Les nouveaux programmes comportent une limite importante de ce point de vue : ils définissent à diverses reprises la laïcité par la « liberté de conscience » comme si c’était une liberté individuelle. Or, de par les conventions internationales, la liberté de conscience, associée à la liberté de religion, se décline aujourd’hui en une gamme étendue de droits individuels et collectifs. La charte des droits fondamentaux de l’Union européenne stipule ainsi dans son article 10 – Liberté de pensée, de conscience et de religion : « Toute personne a droit à la liberté de pensée, de conscience et de religion. Ce droit implique la liberté de changer de religion ou de conviction, ainsi que la liberté de manifester sa religion ou sa conviction individuellement ou collectivement, en public ou en privé, par le culte, l’enseignement, les pratiques et l’accomplissement des rites. » Les programmes mentionnent cette charte sur d’autres thèmes, mais non s’agissant de la liberté de conscience associée à la laïcité. La tradition française méconnait cet enrichissement et l’on peut craindre qu’il ne soit pas enseigné aux élèves.

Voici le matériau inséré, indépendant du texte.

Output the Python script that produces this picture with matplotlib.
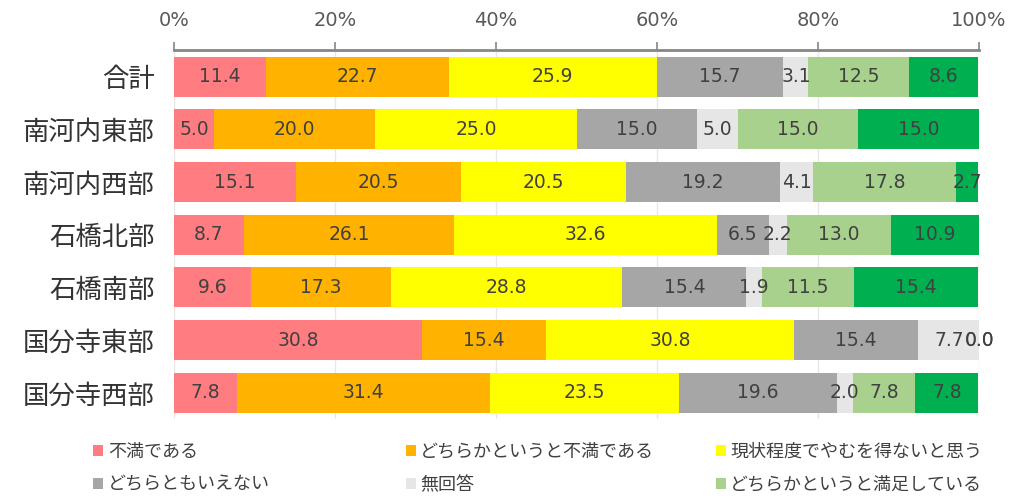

Il n’en reste pas moins qu’en conformité avec ces nouveaux programmes, les élèves qui joueraient avec les attendus scolaires de la laïcité, voire les violeraient, devraient se voir opposer une « atteinte à la laïcité scolaire » et non plus une « atteinte à la laïcité » justifiant d’emblée un signalement hiérarchique, avec rupture du contrat de confiance pédagogique, comme initié par le ministère Blanquer. C’est symboliquement et administrativement bien différent.